Зачем профессионалкам все эти страсти?
Дело в том, что отношения гейш, особенно дорогих, с клиентами в идеале строились по долговременной, квази-супружеской схеме. Первое, что советовали новичку перед посещением квартала Ёсивара, — ознакомиться с его правилами. А правила требовали, чтобы мужчина, выбрав девушку, сначала шел к посреднику, который организовывал их встречу. Гейши высокого ранга встречались с гостями только на нейтральной территории. Посредник (агэя) приглашал ее к себе в чайный домик, туда же приходил и клиент. С рядовыми гейшами и проститутками посредники не работали и к себе их не приглашали. В 1642 году в Ёсивара насчитывалось 125 домов с гейшами и 36 агэя. Из тысячи тогдашних обитательниц Ёсивара элитарные гейши двух высших категорий (таю и коси дзёро) составляли около 10 %.
Встреча высокоранговой гейши с гостем проходила по той же схеме, что и предсвадебные смотрины жениха и невесты. Как правило, гейши не ложились с клиентом в постель ни на первом, ни на втором свидании. При взаимной симпатии и с соблюдением приличий это можно было сделать во время третьей встречи. А при полном неприятии партнера гейша высшей категории имела право ему отказать. Продолжались отношения также по квази-супружеской схеме: например, поменять гейшу, не обставив расставание с ней должным образом, почиталось делом недостойным, чем-то вроде супружеской измены. При всей эфемерности профессиональных любовных отношений в них зачастую играли вполне серьезно. Это была важная часть внебрачной жизни.

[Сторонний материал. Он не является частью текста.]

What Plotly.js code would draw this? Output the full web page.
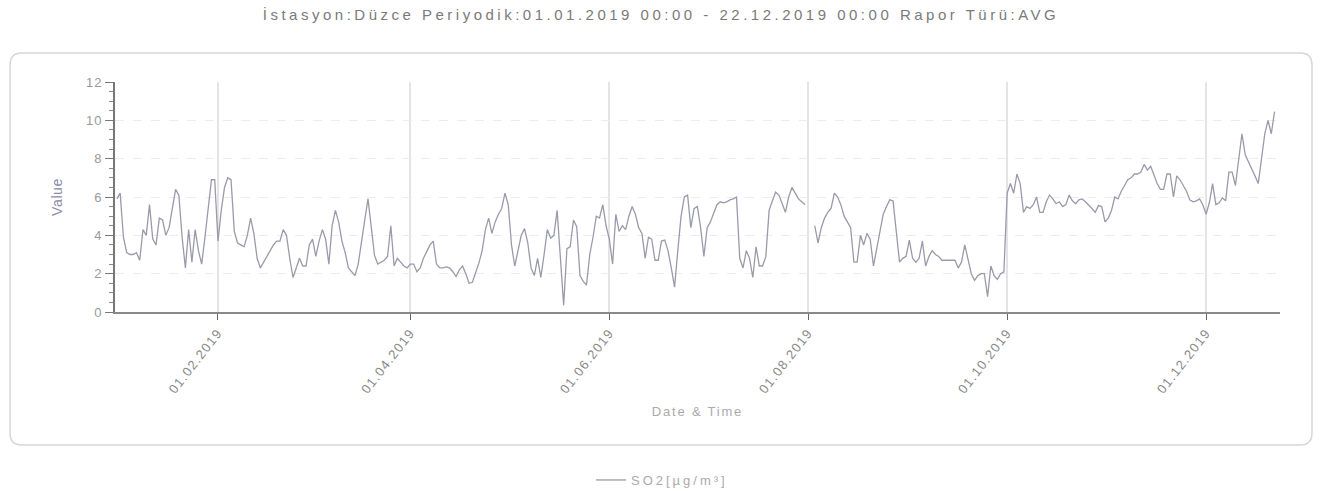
<!DOCTYPE html>
<html>
<head>
<meta charset="utf-8">
<script src="https://cdn.plot.ly/plotly-3.0.1.min.js"></script>
<style>
html,body{margin:0;padding:0;background:#fff;}
#chart{width:1322px;height:491px;}
#chart text.gtitle{letter-spacing:3.5px;}
#chart g.xtick text{letter-spacing:1.3px;}
#chart g.ytick text{letter-spacing:1px;}
#chart text.xtitle{letter-spacing:1.8px;}
#chart text.ytitle{letter-spacing:0.6px;}
#chart text.legendtext{letter-spacing:3px;}
#chart g.legend g.scrollbox{clip-path:none !important;}
</style>
</head>
<body>
<div id="chart"></div>
<script>
// Daily SO2 averages (µg/m³), one array per month of 2019
const jan = [5.9, 6.2, 3.9, 3.1, 3.0, 3.0, 3.1, 2.7, 4.3, 4.0, 5.6, 3.8, 3.5, 4.9, 4.8, 4.0, 4.4, 5.4, 6.4, 6.1, 3.9, 2.3, 4.3, 2.6, 4.3, 3.2, 2.5, 3.9, 5.4, 6.9, 6.9];
const feb = [3.7, 5.3, 6.5, 7.0, 6.9, 4.2, 3.6, 3.5, 3.4, 4.0, 4.9, 4.1, 2.8, 2.3, 2.6, 2.9, 3.2, 3.5, 3.7, 3.7, 4.3, 4.0, 2.8, 1.8, 2.3, 2.8, 2.4, 2.4];
const mar = [3.5, 3.8, 2.9, 3.7, 4.3, 3.8, 2.5, 4.5, 5.3, 4.7, 3.7, 3.1, 2.3, 2.1, 1.9, 2.5, 3.8, 4.8, 5.9, 4.5, 2.95, 2.5, 2.6, 2.7, 2.9, 4.5, 2.4, 2.8, 2.6, 2.4, 2.3];
const apr = [2.5, 2.5, 2.1, 2.3, 2.8, 3.15, 3.5, 3.7, 2.5, 2.3, 2.3, 2.35, 2.3, 2.1, 1.85, 2.2, 2.4, 2.0, 1.5, 1.55, 2.0, 2.55, 3.2, 4.3, 4.9, 4.1, 4.7, 5.1, 5.4, 6.2];
const may = [5.6, 3.5, 2.4, 3.2, 4.0, 4.35, 3.6, 2.3, 1.9, 2.8, 1.8, 3.0, 4.3, 3.85, 4.0, 5.3, 2.6, 0.35, 3.3, 3.4, 4.8, 4.45, 1.9, 1.6, 1.4, 3.0, 3.9, 5.0, 4.9, 5.6, 4.5];
const jun = [3.8, 2.5, 5.1, 4.2, 4.5, 4.3, 5.0, 5.5, 5.1, 4.4, 4.1, 2.8, 3.9, 3.8, 2.7, 2.7, 3.7, 3.75, 3.2, 2.3, 1.3, 3.2, 5.0, 6.0, 6.1, 4.4, 5.4, 5.5, 4.4, 2.9];
const jul = [4.4, 4.7, 5.1, 5.6, 5.75, 5.7, 5.75, 5.85, 5.9, 6.0, 2.8, 2.3, 3.2, 2.8, 1.8, 3.4, 2.4, 2.4, 2.9, 5.3, 5.8, 6.25, 6.1, 5.6, 5.2, 6.0, 6.5, 6.2, 5.9, 5.75, 5.6];
const aug = [null, null, 4.5, 3.6, 4.4, 4.9, 5.2, 5.4, 6.2, 6.0, 5.6, 5.0, 4.7, 4.4, 2.6, 2.6, 4.0, 3.5, 4.1, 3.8, 2.4, 3.3, 4.0, 5.1, 5.5, 5.85, 5.8, 4.3, 2.6, 2.8, 2.9];
const sep = [3.75, 2.8, 2.6, 2.8, 3.7, 2.4, 2.9, 3.2, 3.0, 2.9, 2.7, 2.7, 2.7, 2.7, 2.7, 2.3, 2.6, 3.5, 2.8, 2.0, 1.65, 1.9, 2.0, 2.0, 0.8, 2.4, 1.9, 1.7, 2.0, 2.1];
const oct = [6.2, 6.7, 6.2, 7.2, 6.7, 5.2, 5.5, 5.4, 5.6, 6.0, 5.2, 5.2, 5.75, 6.1, 5.9, 5.65, 5.75, 5.5, 5.6, 6.1, 5.8, 5.65, 5.85, 5.9, 5.75, 5.6, 5.4, 5.2, 5.55, 5.5, 4.7];
const nov = [4.9, 5.3, 6.0, 5.9, 6.3, 6.6, 6.9, 7.0, 7.2, 7.2, 7.3, 7.7, 7.4, 7.6, 7.2, 6.7, 6.4, 6.4, 7.2, 7.2, 6.0, 7.1, 6.9, 6.6, 6.3, 5.85, 5.75, 5.8, 5.9, 5.6];
const dec = [5.1, 5.7, 6.7, 5.6, 5.7, 5.95, 5.8, 7.3, 7.3, 6.6, 7.9, 9.3, 8.2, 7.85, 7.5, 7.1, 6.7, 8.1, 9.3, 10.0, 9.3, 10.45];

const months = [jan, feb, mar, apr, may, jun, jul, aug, sep, oct, nov, dec];
const tickVals = ['2019-02-01', '2019-04-01', '2019-06-01', '2019-08-01', '2019-10-01', '2019-12-01'];
const tickText = ['01.02.2019', '01.04.2019', '01.06.2019', '01.08.2019', '01.10.2019', '01.12.2019'];
const seriesName = 'SO2[µg/m³]';
const chartTitle = 'İstasyon:Düzce Periyodik:01.01.2019 00:00 - 22.12.2019 00:00 Rapor Türü:AVG';

const xs = [], ys = [];
months.forEach((arr, mi) => {
  arr.forEach((v, di) => {
    const mm = String(mi + 1).padStart(2, '0');
    const dd = String(di + 1).padStart(2, '0');
    xs.push('2019-' + mm + '-' + dd);
    ys.push(v);
  });
});

// frame (rounded rectangle) in paper coordinates
const W = 1322, H = 491, ml = 115, mr = 42, mt = 82, mb = 179;
const pw = W - ml - mr, ph = H - mt - mb;
const px = p => (p - ml) / pw;
const py = p => (H - mb - p) / ph;
const L = px(10), R = px(1312), T = py(53), B = py(445);
const rx = 12 / pw, ry = 12 / ph;
const framePath = `M ${L + rx},${T} L ${R - rx},${T} Q ${R},${T} ${R},${T - ry} L ${R},${B + ry} Q ${R},${B} ${R - rx},${B} L ${L + rx},${B} Q ${L},${B} ${L},${B + ry} L ${L},${T - ry} Q ${L},${T} ${L + rx},${T} Z`;

const trace = {
  type: 'scatter', mode: 'lines', x: xs, y: ys, name: seriesName,
  connectgaps: false,
  line: {color: '#9a9aaa', width: 1.3},
  showlegend: true
};

const font = 'Liberation Sans, Arial, sans-serif';
const layout = {
  width: W, height: H,
  margin: {l: ml, r: mr, t: mt, b: mb, pad: 0},
  paper_bgcolor: '#ffffff', plot_bgcolor: '#ffffff',
  font: {family: font, color: '#999'},
  title: {text: chartTitle, x: 0.5, xref: 'container', xanchor: 'center', y: 1 - 15 / H, yref: 'container', yanchor: 'middle',
          font: {family: font, size: 15, color: '#7a7a7a'}},
  xaxis: {
    type: 'date', range: ['2018-12-31 10:00', '2019-12-23 16:00'],
    tickmode: 'array', tickvals: tickVals, ticktext: tickText, tickangle: -52,
    ticks: 'outside', ticklen: 6, tickcolor: '#666', tickwidth: 1,
    tickfont: {family: font, size: 13, color: '#888'},
    showline: true, linecolor: '#888', linewidth: 2,
    showgrid: true, gridcolor: '#e4e4e4', gridwidth: 2,
    zeroline: false,
    title: {text: 'Date & Time', font: {family: font, size: 13, color: '#aaa'}, standoff: 22},
    automargin: false
  },
  yaxis: {
    range: [0, 12], dtick: 2, tick0: 0,
    ticks: 'outside', ticklen: 8, tickcolor: '#777', tickwidth: 1,
    tickfont: {family: font, size: 13, color: '#999'},
    showline: true, linecolor: '#777', linewidth: 2,
    showgrid: true, gridcolor: '#ececec', griddash: 'dash', gridwidth: 1,
    zeroline: false,
    minor: {dtick: 0.5, ticks: 'outside', ticklen: 4, tickcolor: '#888', showgrid: false},
    title: {text: 'Value', font: {family: font, size: 14, color: '#8a8aa8'}, standoff: 22},
    automargin: false
  },
  showlegend: true,
  legend: {orientation: 'h', x: 0.5 - 14 / W, xref: 'container', xanchor: 'center', y: 1 - 480 / H, yref: 'container', yanchor: 'middle',
           font: {family: font, size: 13, color: '#aaa'}, bgcolor: 'rgba(0,0,0,0)'},
  shapes: [{type: 'path', xref: 'paper', yref: 'paper', path: framePath, line: {color: '#d6d6d6', width: 1.5}, layer: 'below'}]
};

Plotly.newPlot('chart', [trace], layout, {displayModeBar: false, staticPlot: true});
</script>
</body>
</html>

Элитарная гейша. Источник: НА
Далеко не вся токугавская проституция была профессиональной. Точнее, профессиональной была ее абсолютно меньшая часть. В начале XVIII века в квартале Ёсивара, контролируемом чиновниками бакуфу, постоянно работало около 4 тысяч гейш всех рангов. А мужчин в столице тогда было на 140 тысяч больше, чем женщин, и ресурсов Ёсивара, конечно, на всех не хватало. Да и дорого стоили посещения этого квартала: отчасти из-за того, что на одну гейшу в Ёсивара приходилось пять человек обслуживающего персонала (лекари, цирюльники, портнихи, повара и так далее), и все они жили за счет клиентов. А отчасти из-за налогов, которые бакуфу собирало в обмен на борьбу с нелегальной проституцией.
Неудовлетворенный спрос породил предложение. Уже в XVII веке Эдо опутала густая сеть нелегальных “клубов досуга”, посещение которых было проще и дешевле. Они назывались ока басё — “иное место” (по отношению к легальному Ёсивара). Создавались такие клубы просто: хозяин набирал девушек, желающих заработать, договаривался с авторитетным горожанином, который становился его гарантом, и заключал договоры с чайными домиками, постоялыми дворами, банями и так далее — этих заведений в столице хватало. Как и в Ёсивара, нелегальные проститутки были разделены на ранги и специализации, но профессионалками не считались. Их услуги стоили гораздо дешевле (в среднем 100–600 мон) и пользовались большим спросом. Объем этих услуг достиг такого масштаба, что начал сказываться на доходах обитательниц Ёсивара.
Провоз преступника по городу. Источник: НА
С нелегальной проституцией правительство боролось постоянно, продолжая политику, начатую ещё Тоётоми Хидэёси (1537–1598). Именно он первым озаботился укреплением общественного порядка и в 1589 году распорядился перевести все публичные дома Киото в один квартал. Впоследствии такие же кварталы были открыты в Осаке и Эдо. Однако лицензирование шло с трудом: к концу XVII века во всей Японии официальных “веселых кварталов” насчитывалось всего двадцать пять. Кроме главных городов — Эдо, Киото, Осаки, — их разрешалось устраивать в портах, некоторых торговых кварталах, а также при крупных храмах, куда стекалась масса людей. Все они контролировались правительством и жили по строгим правилам: клиентам не разрешалось ночевать в них более одного раза, хозяева были обязаны докладывать властям обо всех подозрительных посетителях. Сначала “веселые кварталы” располагались в центре городов, но затем их стали выселять на окраины и окружать высоким забором. После того как заведения квартала Ёсивара перевели из центра на окраину, в Асакуса, некоторые стали ездить туда на экскурсии.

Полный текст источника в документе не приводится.